Cases in the Past: The Korean Residents, the Ainu and the Okinawans
It has often been observed that the acceptance of cultural differences in Japan has always been a problem. Ishida (1998) makes a valid point that Japan has a history of cross-cultural intolerance even within their own country. Other than returnees, strong evidence shows that the Korean residents, the Ainus and the Okinawans, living in Japan, are targets of oppression. These people experience discrimination in Japan even till this day. Moreover, the different cultures and language of the Korean residents, the Ainu and the Okinawans have been rejected and forced to assimilate into mainstream Japanese society.
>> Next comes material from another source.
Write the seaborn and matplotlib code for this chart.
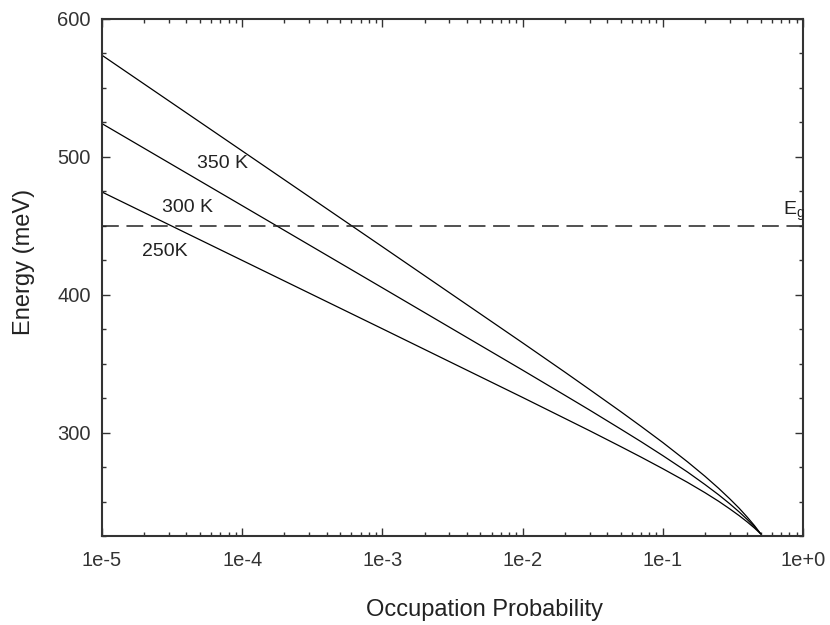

Because of the act of intolerance taken by the government, how many are unknown but valuable language and customs of the Ainus and Okinawans are now at the edge of disappearing.
Despite the trend towards internationalization, Japan is miles away from becoming a multi-cultural society. Although these two groups, the immigrants and the returnees, have a different situation and meaning that cannot be compared, they can be seen as a mirror reflecting Japanese society. There can be no doubt that immigrants and returnees are both minority groups that have been stigmatized and labeled in Japanese society.
When looking at the case of immigrants and returnees unfairly treated, it presents a paradox for a country entitled to work hard for mutual understanding but still unable to learn from past mistakes. Internationalization is certainly is a problem that the government and the citizens have to work on, but in order to truly achieve that goal, they should focus more on problems inside Japan rather than to build better reputation towards other countries. Despite the recent attempts on internationalization, where the government is making some progress, their visions to the future are more imaginary than real. Japan is not ready for the true meaning of internationalization.